1) Inefficiency is a pervasive problem in healthcare systems. In fact, the World Health Organization estimates that, on average, 20—40% of total health spending worldwide is wasted.
1. I have very little trust in the "World Health Organization." Weren't they the ones who bought into Chinese propaganda about how Covid was not transmitted human to human?
The assertion on January 14 that there was "no clear evidence" the coronavirus could spread between people was soon proved wrong.
www.businessinsider.com
2) Had the US adopted a universal healthcare system as the rest of the world's modern nations, it would be in a position to adopt "ECONOMIES OF SCALE," as opposed to the piecemeal, inefficient system that have resulted in the highest per capita costs!
LOL! You haven't any understanding of the power of both Big Pharma and Big Insurance in the USA. You also fail to recognize that the USA is NOT a "socialist paradise" which taxes its higher wage earners up to 90% of their income in order to pay for everyone else.
Thats a major burden on middle and upper class citizens in most of your "European" examples.
Now in tiny, mostly "homogenous" nations like Denmark (6 million), Finland (5.5 million), Norway (5.5 million), or even Sweden (11 million) that idea might fly.
But we have individual cities (ex. NYC 8.9 million, Greater Los Angeles area 12.5 million) and many States as well with populations larger than each of those countries.
3) Americans have created the worst of all possible world's with respect to healthcare - expected to pay for the CADILLAC" of medical systems, only to receive a substandard product in return!
Not really. What we do have is a society that pushes excess in almost everything, especially eating habits. But also, drug use (legal and illegal), drinking alcohol, indolence (more time spent in front of TV's and computers and on handheld devices), and "vaping" (as a replacement for cigarettes).
What we don't push is diet and exercise. Meanwhile or Medical Industry does push drugs for everything from "restless leg syndrome" to "gender reassignment hormone" treatments.
However, we still do have the best medical care available...at the highest prices the "market" will bear.
- The U.S. spends more on health care as a share of the economy — nearly twice as much as the average OECD country — yet has the lowest life expectancy and highest suicide rates among the 11 nations.
See "Pushes excess..." above. All the better to keep the medical industry fully financed and stockholders and purveyors of healthcare reaping big dividends.
- The U.S. has the highest chronic disease burden and an obesity rate that is two times higher than the OECD average.
- Americans had fewer physician visits than peers in most countries, which may be related to a low supply of physicians in the U.

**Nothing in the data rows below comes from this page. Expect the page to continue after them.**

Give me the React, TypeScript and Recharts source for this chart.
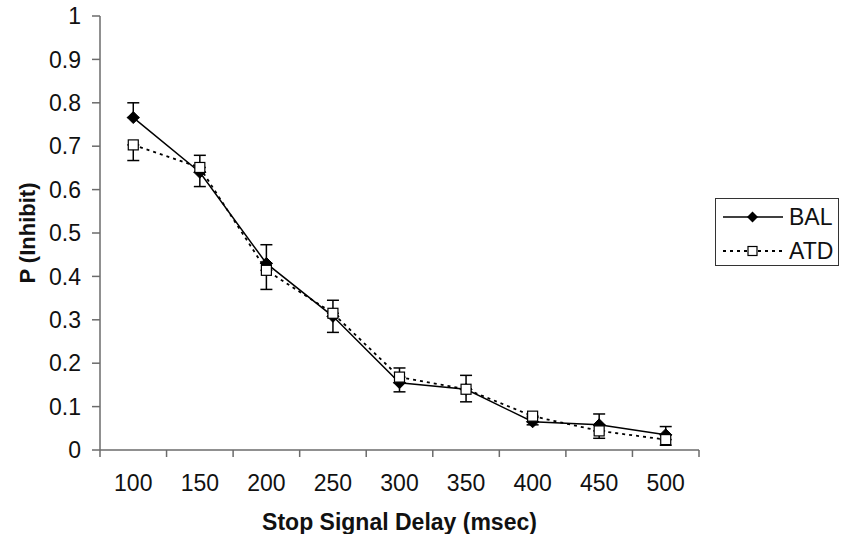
import { LineChart, Line, XAxis, YAxis, ErrorBar, Label } from 'recharts';

const DELAYS = [100, 150, 200, 250, 300, 350, 400, 450, 500];
const BAL = [0.766, 0.64, 0.43, 0.308, 0.155, 0.14, 0.065, 0.058, 0.035];
// BAL only shows the upper error bar, ATD only the lower one
const BAL_ERR_UP = [0.034, 0.039, 0.043, 0.037, 0.034, 0.032, 0.01, 0.025, 0.019];
const ATD = [0.703, 0.651, 0.414, 0.315, 0.168, 0.14, 0.078, 0.044, 0.024];
const ATD_ERR_DOWN = [0.036, 0.044, 0.044, 0.044, 0.034, 0.029, 0.02, 0.017, 0.013];
const Y_TICKS = [0, 0.1, 0.2, 0.3, 0.4, 0.5, 0.6, 0.7, 0.8, 0.9, 1];

const W = 843;
const H = 534;
const MARGIN = { top: 16, right: 144, left: 0, bottom: 0 };
const Y_AXIS_W = 100;
const X_AXIS_H = 84;
const PLOT_W = W - MARGIN.left - MARGIN.right - Y_AXIS_W;
const STEP = PLOT_W / DELAYS.length;
const FONT = '"Liberation Sans", Arial, sans-serif';
const AXIS_COLOR = '#6b6b6b';

const data = DELAYS.map((d, i) => ({
  delay: d,
  bal: BAL[i],
  balErr: [0, BAL_ERR_UP[i]],
  atd: ATD[i],
  atdErr: [ATD_ERR_DOWN[i], 0],
}));

const Diamond = ({ cx, cy }: any) => {
  if (cx == null || cy == null) return null;
  const r = 6;
  return (
    <polygon
      points={`${cx},${cy - r} ${cx + r},${cy} ${cx},${cy + r} ${cx - r},${cy}`}
      fill="#000"
      stroke="#000"
    />
  );
};

const Square = ({ cx, cy }: any) => {
  if (cx == null || cy == null) return null;
  const s = 10;
  return <rect x={cx - s / 2} y={cy - s / 2} width={s} height={s} fill="#fff" stroke="#000" strokeWidth={1.2} />;
};

const XTick = ({ x, y, payload, index }: any) => {
  const last = index === DELAYS.length - 1;
  return (
    <g>
      <line x1={x - STEP / 2} y1={y} x2={x - STEP / 2} y2={y + 7} stroke={AXIS_COLOR} strokeWidth={1.5} />
      {last && <line x1={x + STEP / 2} y1={y} x2={x + STEP / 2} y2={y + 7} stroke={AXIS_COLOR} strokeWidth={1.5} />}
      <text x={x} y={y + 41} textAnchor="middle" fontSize={23} fontFamily={FONT} fill="#111">
        {payload.value}
      </text>
    </g>
  );
};

const YTitle = ({ viewBox }: any) => {
  const cx = viewBox.x + 27;
  const cy = viewBox.y + viewBox.height / 2;
  return (
    <text
      x={cx}
      y={cy}
      transform={`rotate(-90 ${cx} ${cy})`}
      textAnchor="middle"
      dominantBaseline="central"
      fontSize={22}
      fontWeight="bold"
      fontFamily={FONT}
      fill="#111"
    >
      P (Inhibit)
    </text>
  );
};

const LegendRow = ({ label, dashed }: { label: string; dashed: boolean }) => (
  <div style={{ display: 'flex', alignItems: 'center', height: 34 }}>
    <svg width={62} height={14} style={{ marginLeft: 7 }}>
      <line
        x1={0}
        y1={7}
        x2={60}
        y2={7}
        stroke="#000"
        strokeWidth={dashed ? 1.8 : 1.5}
        strokeDasharray={dashed ? '3 4' : undefined}
      />
      {dashed ? (
        <rect x={25} y={2.5} width={9} height={9} fill="#fff" stroke="#000" strokeWidth={1.2} />
      ) : (
        <polygon points="29.5,1.5 35,7 29.5,12.5 24,7" fill="#000" />
      )}
    </svg>
    <span style={{ marginLeft: 4, fontSize: 23, fontFamily: FONT, color: '#111' }}>{label}</span>
  </div>
);

export default function App() {
  return (
    <div style={{ position: 'absolute', left: 0, top: 0, width: W, height: H, background: '#fff' }}>
      <LineChart width={W} height={H} data={data} margin={MARGIN}>
        <XAxis
          dataKey="delay"
          type="number"
          domain={[75, 525]}
          ticks={DELAYS}
          height={X_AXIS_H}
          axisLine={{ stroke: AXIS_COLOR, strokeWidth: 1.5 }}
          tickLine={false}
          tickSize={0}
          tickMargin={0}
          tick={<XTick />}
          interval={0}
        >
          <Label
            value="Stop Signal Delay (msec)"
            position="insideBottom"
            offset={4}
            style={{ fontSize: 23, fontWeight: 'bold', fontFamily: FONT, fill: '#111' }}
          />
        </XAxis>
        <YAxis
          domain={[0, 1]}
          ticks={Y_TICKS}
          width={Y_AXIS_W}
          interval={0}
          axisLine={{ stroke: AXIS_COLOR, strokeWidth: 1.5 }}
          tickLine={{ stroke: AXIS_COLOR, strokeWidth: 1.5 }}
          tickSize={8}
          tickMargin={11}
          tick={{ fontSize: 23, fontFamily: FONT, fill: '#111' }}
          label={<YTitle />}
        />
        <Line
          dataKey="bal"
          stroke="#000"
          strokeWidth={1.5}
          dot={<Diamond />}
          activeDot={false}
          isAnimationActive={false}
        >
          <ErrorBar dataKey="balErr" width={6} stroke="#000" strokeWidth={1.5} direction="y" isAnimationActive={false} />
        </Line>
        <Line
          dataKey="atd"
          stroke="#000"
          strokeWidth={1.8}
          strokeDasharray="3 4"
          dot={<Square />}
          activeDot={false}
          isAnimationActive={false}
        >
          <ErrorBar dataKey="atdErr" width={6} stroke="#000" strokeWidth={1.5} direction="y" isAnimationActive={false} />
        </Line>
      </LineChart>
      <div
        style={{
          position: 'absolute',
          left: 715,
          top: 198,
          width: 124,
          height: 68,
          border: '1px solid #333',
          boxSizing: 'border-box',
          paddingTop: 1,
        }}
      >
        <LegendRow label="BAL" dashed={false} />
        <LegendRow label="ATD" dashed={true} />
      </div>
    </div>
  );
}
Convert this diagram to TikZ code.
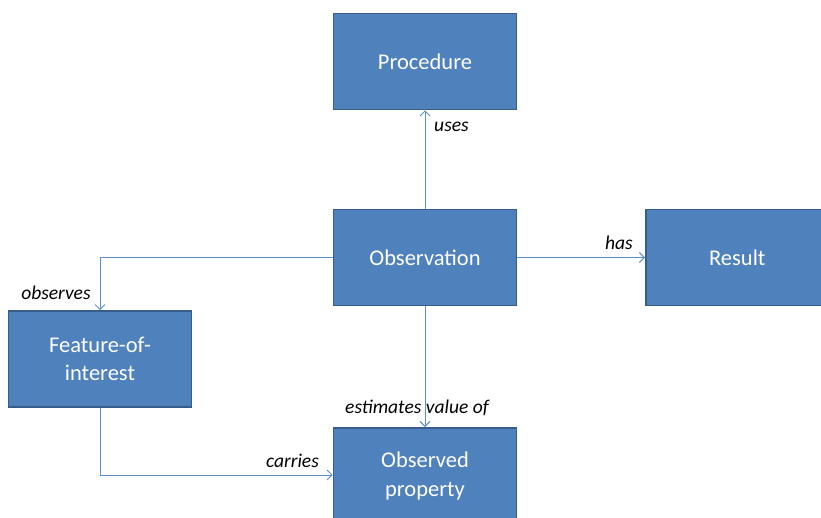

- Compared to peer nations, the U.S. has among the highest number of hospitalizations from preventable causes and the highest rate of avoidable deaths.
See above.
4) Over a million Americans have become "medical tourists" annually - forced to seek medical procedures outside of the US due to prohibitive costs!
So 0.3%? Oh my!
5) Any nation that is prepared to devote more of its healthcare dollars to administration costs, as opposed to long-term care of its older citizens, has lost sight of its priorities and has allowed itself to be held hostage by the private healthcare sector!
Now I have been ragging on your "evidence," but I actually agree with you when it comes to the problems with the US Medical Industry.
It seems they are more interested in profit than adhering to the writing of Hypocrites in "
Of the Epidemics:" "The physician must be able to tell the antecedents, know the present, and foretell the future — must mediate these things, and have
two special objects in view with regard to disease, namely,
to do good or to do no harm." This is the true source of many Physician's oaths.